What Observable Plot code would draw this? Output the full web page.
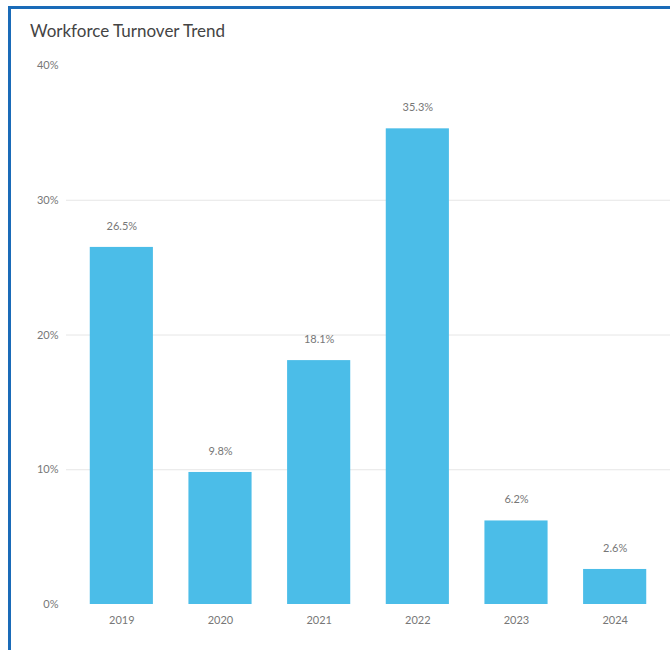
<!DOCTYPE html>
<html>
<head>
<meta charset="utf-8">
<script src="https://cdn.jsdelivr.net/npm/d3@7"></script>
<script src="https://cdn.jsdelivr.net/npm/@observablehq/plot@0.6"></script>
<style>
  html, body { margin: 0; padding: 0; background: #fff; width: 670px; height: 650px; overflow: hidden; }
  #frame { position: absolute; left: 8px; top: 6px; right: -10px; bottom: -10px;
           border-left: 3px solid #1a6bb8; border-top: 3px solid #1a6bb8; }
  #title { position: absolute; left: 30px; top: 20px; font-family: Lato, "Open Sans", sans-serif;
           font-size: 17px; color: #444; white-space: nowrap; }
  #chart { position: absolute; left: 0; top: 50px; }
  #chart svg { font-family: Lato, "Open Sans", sans-serif; }
</style>
</head>
<body>
<div id="frame"></div>
<div id="title">Workforce Turnover Trend</div>
<div id="chart"></div>
<script>
const years = ["2019", "2020", "2021", "2022", "2023", "2024"];
const turnover = [0.265, 0.098, 0.181, 0.353, 0.062, 0.026];
const gridTicks = [0.1, 0.2, 0.3];
const yTicks = [0, 0.1, 0.2, 0.3, 0.4];

const data = years.map((y, i) => ({year: y, value: turnover[i]}));

const chart = Plot.plot({
  width: 670,
  height: 600,
  marginLeft: 72,
  marginRight: 6,
  marginTop: 15,
  marginBottom: 46,
  style: {fontSize: "11px", color: "#777", background: "transparent"},
  x: {domain: years, paddingInner: 0.36, paddingOuter: 0.18, round: false, label: null, tickSize: 0, tickPadding: 12},
  y: {domain: [0, 0.4], ticks: yTicks, tickFormat: d3.format(".0%"), label: null, tickSize: 0, tickPadding: 14},
  marks: [
    Plot.ruleY(gridTicks, {stroke: "#e6e6e6", strokeWidth: 1, insetLeft: -6, insetRight: -6}),
    Plot.barY(data, {x: "year", y: "value", fill: "#4bbde8"}),
    Plot.text(data, {x: "year", y: "value", text: d => d3.format(".1%")(d.value), dy: -21, fill: "#777", fontSize: 11})
  ]
});
document.getElementById("chart").appendChild(chart);
</script>
</body>
</html>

Prompt:
From the listing, extract all text exactly as given and drop any picture.

Answer to the problem:
What Observable Plot code would draw this? Output the full web page.
<!DOCTYPE html>
<html>
<head>
<meta charset="utf-8">
<script src="https://cdn.jsdelivr.net/npm/d3@7"></script>
<script src="https://cdn.jsdelivr.net/npm/@observablehq/plot@0.6"></script>
<style>
  html, body { margin: 0; padding: 0; background: #fff; width: 670px; height: 650px; overflow: hidden; }
  #frame { position: absolute; left: 8px; top: 6px; right: -10px; bottom: -10px;
           border-left: 3px solid #1a6bb8; border-top: 3px solid #1a6bb8; }
  #title { position: absolute; left: 30px; top: 20px; font-family: Lato, "Open Sans", sans-serif;
           font-size: 17px; color: #444; white-space: nowrap; }
  #chart { position: absolute; left: 0; top: 50px; }
  #chart svg { font-family: Lato, "Open Sans", sans-serif; }
</style>
</head>
<body>
<div id="frame"></div>
<div id="title">Workforce Turnover Trend</div>
<div id="chart"></div>
<script>
const years = ["2019", "2020", "2021", "2022", "2023", "2024"];
const turnover = [0.265, 0.098, 0.181, 0.353, 0.062, 0.026];
const gridTicks = [0.1, 0.2, 0.3];
const yTicks = [0, 0.1, 0.2, 0.3, 0.4];

const data = years.map((y, i) => ({year: y, value: turnover[i]}));

const chart = Plot.plot({
  width: 670,
  height: 600,
  marginLeft: 72,
  marginRight: 6,
  marginTop: 15,
  marginBottom: 46,
  style: {fontSize: "11px", color: "#777", background: "transparent"},
  x: {domain: years, paddingInner: 0.36, paddingOuter: 0.18, round: false, label: null, tickSize: 0, tickPadding: 12},
  y: {domain: [0, 0.4], ticks: yTicks, tickFormat: d3.format(".0%"), label: null, tickSize: 0, tickPadding: 14},
  marks: [
    Plot.ruleY(gridTicks, {stroke: "#e6e6e6", strokeWidth: 1, insetLeft: -6, insetRight: -6}),
    Plot.barY(data, {x: "year", y: "value", fill: "#4bbde8"}),
    Plot.text(data, {x: "year", y: "value", text: d => d3.format(".1%")(d.value), dy: -21, fill: "#777", fontSize: 11})
  ]
});
document.getElementById("chart").appendChild(chart);
</script>
</body>
</html>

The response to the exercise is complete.